--- start Source records ---

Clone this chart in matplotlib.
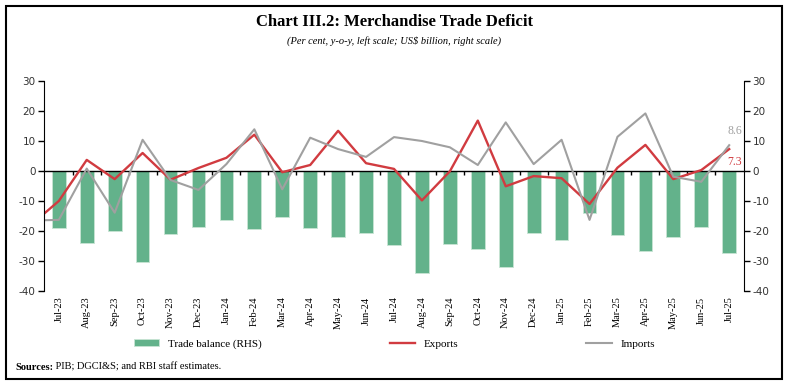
import matplotlib.pyplot as plt
from matplotlib.patches import Rectangle

plt.rcParams['axes.unicode_minus'] = False

# data
months = ['Jul-23', 'Aug-23', 'Sep-23', 'Oct-23', 'Nov-23', 'Dec-23', 'Jan-24',
          'Feb-24', 'Mar-24', 'Apr-24', 'May-24', 'Jun-24', 'Jul-24', 'Aug-24',
          'Sep-24', 'Oct-24', 'Nov-24', 'Dec-24', 'Jan-25', 'Feb-25', 'Mar-25',
          'Apr-25', 'May-25', 'Jun-25', 'Jul-25']
trade_balance = [-18.9, -23.9, -20.0, -30.3, -21.1, -18.7, -16.4, -19.4, -15.2,
                 -19.1, -21.9, -20.8, -24.7, -33.9, -24.2, -26.0, -31.9, -20.6,
                 -23.0, -14.1, -21.4, -26.6, -22.0, -18.7, -27.2]
exports = [-10.0, 3.7, -2.7, 6.0, -2.9, 1.0, 4.4, 12.1, -0.4, 2.0, 13.4, 2.6,
           0.7, -9.8, -0.1, 16.8, -5.1, -1.7, -2.4, -11.0, 1.1, 8.7, -2.7, 0.3, 7.3]
imports = [-16.3, 0.8, -13.9, 10.4, -3.0, -6.3, 2.3, 13.9, -6.1, 11.1, 7.3, 4.7,
           11.3, 10.0, 7.9, 2.0, 16.2, 2.3, 10.4, -16.3, 11.4, 19.2, -1.9, -3.6, 8.6]
# Jun-23 values: only the stub before the first month shows in the chart
exports_jun23 = -18.0
imports_jun23 = -16.5

GREEN = '#63b28b'
RED = '#d13b40'
GREY = '#a0a0a0'
SERIF = 'Liberation Serif'

fig = plt.figure(figsize=(7.89, 3.85), dpi=100)
ax = fig.add_axes([44 / 789, 94 / 385, 700 / 789, 210 / 385])
ax2 = ax.twinx()

x = list(range(len(months)))
bars = ax2.bar(x, trade_balance, width=0.49, color=GREEN, edgecolor='#c8e4d4',
               linewidth=0.6, label='Trade balance (RHS)')

ln_exp, = ax.plot([-1] + x, [exports_jun23] + exports, color=RED, lw=1.7,
                  label='Exports')
ln_imp, = ax.plot([-1] + x, [imports_jun23] + imports, color=GREY, lw=1.5,
                  label='Imports')
# lines (left scale) above the bars (right scale)
ax.set_zorder(ax2.get_zorder() + 1)
ax.patch.set_visible(False)

# last value labels
ax.annotate(f'{imports[-1]:.1f}', (x[-1], imports[-1]), xytext=(4, 10),
            textcoords='offset points', color=GREY, fontsize=8.5, family=SERIF,
            ha='center', va='center')
ax.annotate(f'{exports[-1]:.1f}', (x[-1], exports[-1]), xytext=(4, -9),
            textcoords='offset points', color=RED, fontsize=8.5, family=SERIF,
            ha='center', va='center')

for a in (ax, ax2):
    a.set_xlim(-0.53, 24.53)
    a.set_ylim(-40, 30)
    a.set_yticks(range(-40, 31, 10))
    a.tick_params(axis='y', direction='out', length=4, width=1,
                  labelsize=7.5, labelcolor='#333333', pad=2)
    for s in a.spines.values():
        s.set_visible(False)
ax.spines['left'].set_visible(True)
ax2.spines['right'].set_visible(True)

ax.set_xticks(x)
ax.set_xticklabels(months, rotation=90, fontsize=7.5, family=SERIF)
ax.tick_params(axis='x', length=0, pad=4)

# zero line with ticks between the months
zero = ax.secondary_xaxis(40 / 70)
zero.set_alignment('bottom')
zero.set_xticks([i + 0.5 for i in range(24)])
zero.set_xticklabels([])
zero.tick_params(axis='x', direction='out', length=3, width=1)
zero.spines['bottom'].set_linewidth(1)

fig.legend([bars, ln_exp, ln_imp],
           ['Trade balance (RHS)', 'Exports', 'Imports'],
           loc='center', bbox_to_anchor=(0.5, 41 / 385), ncol=3, frameon=False,
           columnspacing=11.5, handlelength=2.3, handleheight=0.5,
           prop={'family': SERIF, 'size': 8})

fig.text(0.5, 1 - 22.5 / 385, 'Chart III.2: Merchandise Trade Deficit',
         ha='center', va='center', fontsize=12, weight='bold', family=SERIF)
fig.text(0.5, 1 - 41 / 385, '(Per cent, y-o-y, left scale; US$ billion, right scale)',
         ha='center', va='center', fontsize=7.5, style='italic', family=SERIF)

# source note: bold label, then the rest placed right after it
src = fig.text(15 / 789, 1 - 370 / 385, 'Sources:', ha='left', va='baseline',
               fontsize=7.5, weight='bold', family=SERIF)
fig.add_artist(plt.Annotation(' PIB; DGCI&S; and RBI staff estimates.',
                              xy=(1, 0), xycoords=src, va='bottom', ha='left',
                              fontsize=7.5, family=SERIF))

# outer frame
fig.patches.append(Rectangle((6 / 789, 6 / 385), 776 / 789, 373 / 385,
                             transform=fig.transFigure, fill=False,
                             edgecolor='black', lw=1.5))

fig.savefig('out.png', dpi=100)
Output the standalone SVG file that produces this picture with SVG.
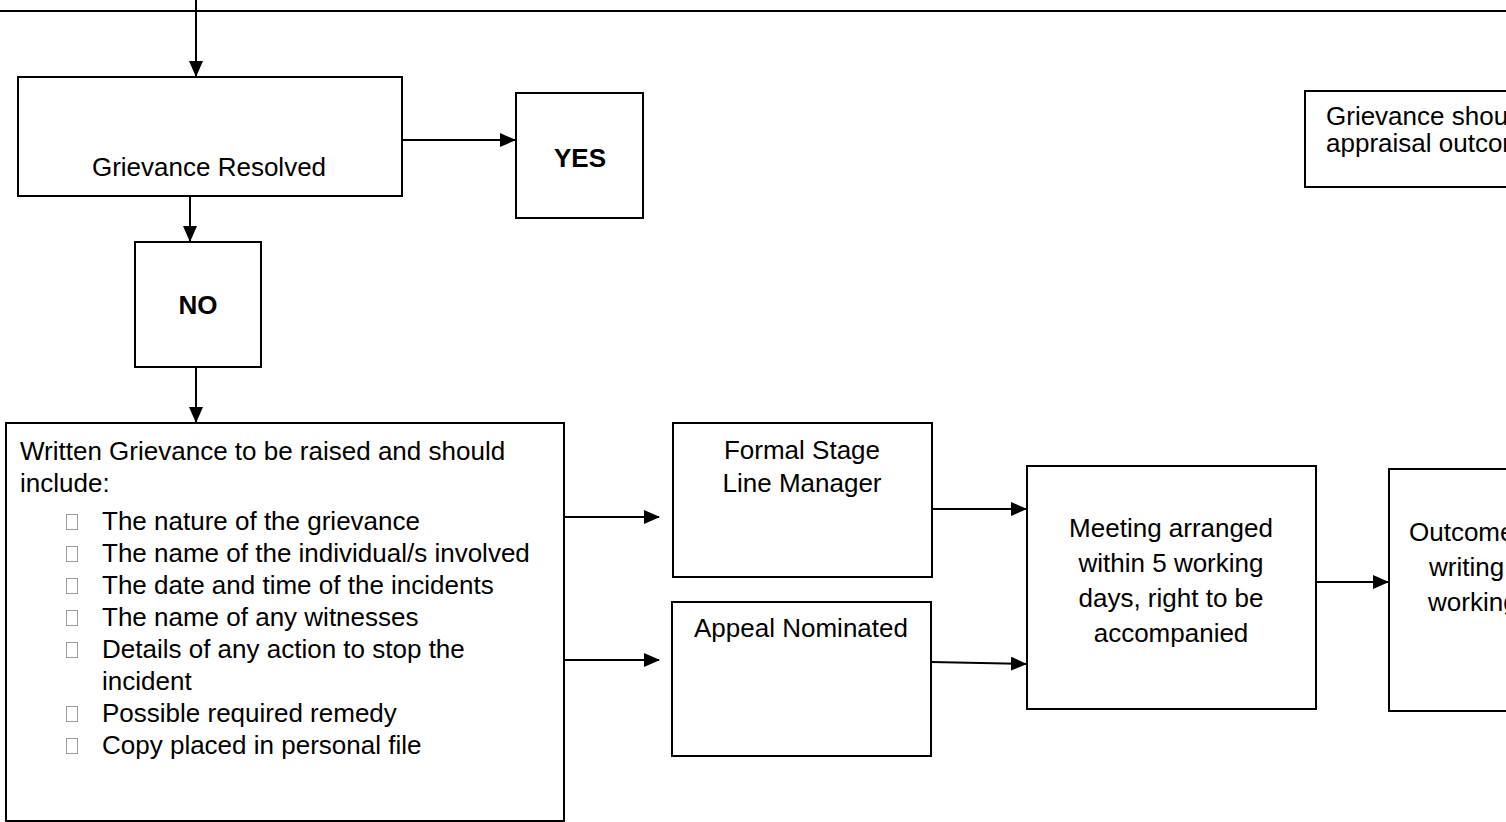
<svg xmlns="http://www.w3.org/2000/svg" width="1506" height="822" viewBox="0 0 1506 822">
<style>
.box{fill:#fff;stroke:#000;stroke-width:2}
.ln{fill:none;stroke:#000;stroke-width:2}
text{font-family:"Liberation Sans",Arial,sans-serif;font-size:26px;fill:#000}
.c{text-anchor:middle}
.b{font-weight:bold}
.bul{fill:none;stroke:#9a9a9a;stroke-width:1}
</style>
<defs>
<marker id="ah" markerUnits="userSpaceOnUse" markerWidth="16" markerHeight="14" refX="15" refY="7" orient="auto">
<path d="M0,0 L16,7 L0,14 Z" fill="#000"/>
</marker>
</defs>
<rect width="1506" height="822" fill="#fff"/>
<g id="connectors">
<line class="ln" x1="0" y1="11" x2="1506" y2="11"/>
<line class="ln" x1="196" y1="0" x2="196" y2="76" marker-end="url(#ah)"/>
<line class="ln" x1="402" y1="140" x2="515" y2="140" marker-end="url(#ah)"/>
<line class="ln" x1="190" y1="196" x2="190" y2="241" marker-end="url(#ah)"/>
<line class="ln" x1="196" y1="367" x2="196" y2="422" marker-end="url(#ah)"/>
<line class="ln" x1="564" y1="517" x2="659" y2="517" marker-end="url(#ah)"/>
<line class="ln" x1="564" y1="660" x2="659" y2="660" marker-end="url(#ah)"/>
<line class="ln" x1="932" y1="509" x2="1026" y2="509" marker-end="url(#ah)"/>
<line class="ln" x1="931" y1="662" x2="1026" y2="664" marker-end="url(#ah)"/>
<line class="ln" x1="1316" y1="582" x2="1388" y2="582" marker-end="url(#ah)"/>
</g>
<g id="resolved">
<rect class="box" x="18" y="77" width="384" height="119"/>
<text class="c" x="209" y="176">Grievance Resolved</text>
</g>
<g id="yes">
<rect class="box" x="516" y="93" width="127" height="125"/>
<text class="c b" x="580" y="167">YES</text>
</g>
<g id="no">
<rect class="box" x="135" y="242" width="126" height="125"/>
<text class="c b" x="198" y="314">NO</text>
</g>
<g id="written">
<rect class="box" x="6" y="423" width="558" height="398"/>
<text x="20" y="460">Written Grievance to be raised and should</text>
<text x="20" y="492">include:</text>
<rect class="bul" x="66.5" y="514.5" width="11" height="15"/><text x="102" y="530">The nature of the grievance</text>
<rect class="bul" x="66.5" y="546.5" width="11" height="15"/><text x="102" y="562">The name of the individual/s involved</text>
<rect class="bul" x="66.5" y="578.5" width="11" height="15"/><text x="102" y="594">The date and time of the incidents</text>
<rect class="bul" x="66.5" y="610.5" width="11" height="15"/><text x="102" y="626">The name of any witnesses</text>
<rect class="bul" x="66.5" y="642.5" width="11" height="15"/><text x="102" y="658">Details of any action to stop the</text>
<text x="102" y="690">incident</text>
<rect class="bul" x="66.5" y="706.5" width="11" height="15"/><text x="102" y="722">Possible required remedy</text>
<rect class="bul" x="66.5" y="738.5" width="11" height="15"/><text x="102" y="754">Copy placed in personal file</text>
</g>
<g id="formal">
<rect class="box" x="673" y="423" width="259" height="154"/>
<text class="c" x="802" y="459">Formal Stage</text>
<text class="c" x="802" y="492">Line Manager</text>
</g>
<g id="appeal">
<rect class="box" x="672" y="602" width="259" height="154"/>
<text class="c" x="801" y="637">Appeal Nominated</text>
</g>
<g id="meeting">
<rect class="box" x="1027" y="466" width="289" height="243"/>
<text class="c" x="1171" y="537">Meeting arranged</text>
<text class="c" x="1171" y="572">within 5 working</text>
<text class="c" x="1171" y="607">days, right to be</text>
<text class="c" x="1171" y="642">accompanied</text>
</g>
<g id="outcome">
<rect class="box" x="1389" y="469" width="140" height="242"/>
<text x="1409" y="541">Outcome</text>
<text x="1429" y="576">writing</text>
<text x="1428" y="611">working</text>
</g>
<g id="note">
<rect class="box" x="1305" y="91" width="230" height="96"/>
<text x="1326" y="125">Grievance should</text>
<text x="1326" y="152">appraisal outcome</text>
</g>
</svg>
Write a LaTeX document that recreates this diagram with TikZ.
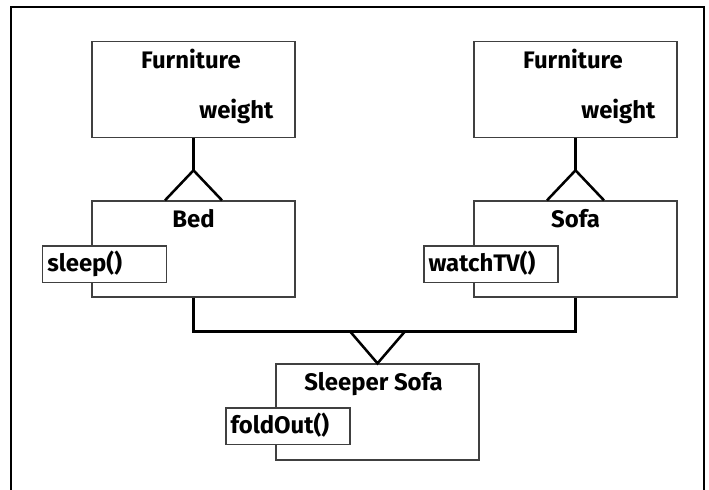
\documentclass[tikz,border=0pt]{standalone}
\usepackage{fontspec}
\setmainfont{Fira Sans}
\usetikzlibrary{calc}
\tikzset{
  frame/.style={draw=black,line width=1.4pt},
  cls/.style={draw=black!75,line width=.9pt,fill=white,minimum width=5.075cm,minimum height=2.4cm,inner sep=0pt},
  title/.style={anchor=base,inner sep=0pt,font=\fontsize{17}{20}\selectfont\bfseries},
  attr/.style={anchor=base east,inner sep=0pt,font=\fontsize{17}{20}\selectfont\bfseries},
  method/.style={draw=black!75,line width=.9pt,fill=white,anchor=north west,align=left,
    inner xsep=.115cm,inner ysep=0pt,text height=.64cm,text depth=.275cm,
    font=\fontsize{17}{20}\selectfont\bfseries},
  link/.style={draw=black,line width=1.8pt}
}
\begin{document}
\begin{tikzpicture}[x=0.025cm,y=-0.025cm]
  \clip (0,0) rectangle (709,490);
  \draw[frame] (10.7,7.3) rectangle (704.3,530);

  % classes
  \node[cls] (furnA) at (193.5,89.7) {};
  \node[cls] (furnB) at (575.5,89.7) {};
  \node[cls] (bed) at (193.5,249) {};
  \node[cls] (sofa) at (575.5,249) {};
  \node[cls] (sleeper) at (377.5,412) {};

  \node[title] (tA) at ($(furnA.north)+(-2.5,27)$) {Furniture};
  \node[attr] (wA) at ($(furnA.north east)+(-22,77.3)$) {weight};
  \node[title] (tB) at ($(furnB.north)+(-2.5,27)$) {Furniture};
  \node[attr] (wB) at ($(furnB.north east)+(-22,77.3)$) {weight};
  \node[title] (tBed) at ($(bed.north)+(0,27)$) {Bed};
  \node[title] (tSofa) at ($(sofa.north)+(0,27)$) {Sofa};
  \node[title] (tSleeper) at ($(sleeper.north)+(-4,27)$) {Sleeper Sofa};

  % operations
  \node[method,text width=2.87cm] (sleep) at ($(bed.north west)+(-49.3,45)$) {sleep()};
  \node[method,text width=3.12cm] (watch) at ($(sofa.north west)+(-50,45)$) {watchTV()};
  \node[method,text width=2.87cm] (fold) at ($(sleeper.north west)+(-50,44)$) {foldOut()};

  % inheritance
  \coordinate (tipA) at ($(furnA.south)+(0,32)$);
  \coordinate (tipB) at ($(furnB.south)+(0,32)$);
  \coordinate (joint) at ($(sleeper.north)+(0,-32)$);
  \draw[link] (furnA.south) -- (tipA);
  \draw[link] ($(bed.north)+(-28.5,0)$) -- (tipA) -- ($(bed.north)+(28.5,0)$);
  \draw[link] (furnB.south) -- (tipB);
  \draw[link] ($(sofa.north)+(-28.5,0)$) -- (tipB) -- ($(sofa.north)+(28.5,0)$);
  \draw[link] (bed.south) |- (joint) -| (sofa.south);
  \draw[link] ($(joint)+(-27.5,0)$) -- (sleeper.north) -- ($(joint)+(27.5,0)$);
\end{tikzpicture}
\end{document}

--- end Source records ---

■ **Task prompt**:
Pull out only the lines from the one with "Write a LaTeX" up to and including the one with "width=2.87cm] (fold) at", and drop any pictures along the way.

■ **Solution**:
Write a LaTeX document that recreates this diagram with TikZ.
\documentclass[tikz,border=0pt]{standalone}
\usepackage{fontspec}
\setmainfont{Fira Sans}
\usetikzlibrary{calc}
\tikzset{
  frame/.style={draw=black,line width=1.4pt},
  cls/.style={draw=black!75,line width=.9pt,fill=white,minimum width=5.075cm,minimum height=2.4cm,inner sep=0pt},
  title/.style={anchor=base,inner sep=0pt,font=\fontsize{17}{20}\selectfont\bfseries},
  attr/.style={anchor=base east,inner sep=0pt,font=\fontsize{17}{20}\selectfont\bfseries},
  method/.style={draw=black!75,line width=.9pt,fill=white,anchor=north west,align=left,
    inner xsep=.115cm,inner ysep=0pt,text height=.64cm,text depth=.275cm,
    font=\fontsize{17}{20}\selectfont\bfseries},
  link/.style={draw=black,line width=1.8pt}
}
\begin{document}
\begin{tikzpicture}[x=0.025cm,y=-0.025cm]
  \clip (0,0) rectangle (709,490);
  \draw[frame] (10.7,7.3) rectangle (704.3,530);

  % classes
  \node[cls] (furnA) at (193.5,89.7) {};
  \node[cls] (furnB) at (575.5,89.7) {};
  \node[cls] (bed) at (193.5,249) {};
  \node[cls] (sofa) at (575.5,249) {};
  \node[cls] (sleeper) at (377.5,412) {};

  \node[title] (tA) at ($(furnA.north)+(-2.5,27)$) {Furniture};
  \node[attr] (wA) at ($(furnA.north east)+(-22,77.3)$) {weight};
  \node[title] (tB) at ($(furnB.north)+(-2.5,27)$) {Furniture};
  \node[attr] (wB) at ($(furnB.north east)+(-22,77.3)$) {weight};
  \node[title] (tBed) at ($(bed.north)+(0,27)$) {Bed};
  \node[title] (tSofa) at ($(sofa.north)+(0,27)$) {Sofa};
  \node[title] (tSleeper) at ($(sleeper.north)+(-4,27)$) {Sleeper Sofa};

  % operations
  \node[method,text width=2.87cm] (sleep) at ($(bed.north west)+(-49.3,45)$) {sleep()};
  \node[method,text width=3.12cm] (watch) at ($(sofa.north west)+(-50,45)$) {watchTV()};
  \node[method,text width=2.87cm] (fold) at ($(sleeper.north west)+(-50,44)$) {foldOut()};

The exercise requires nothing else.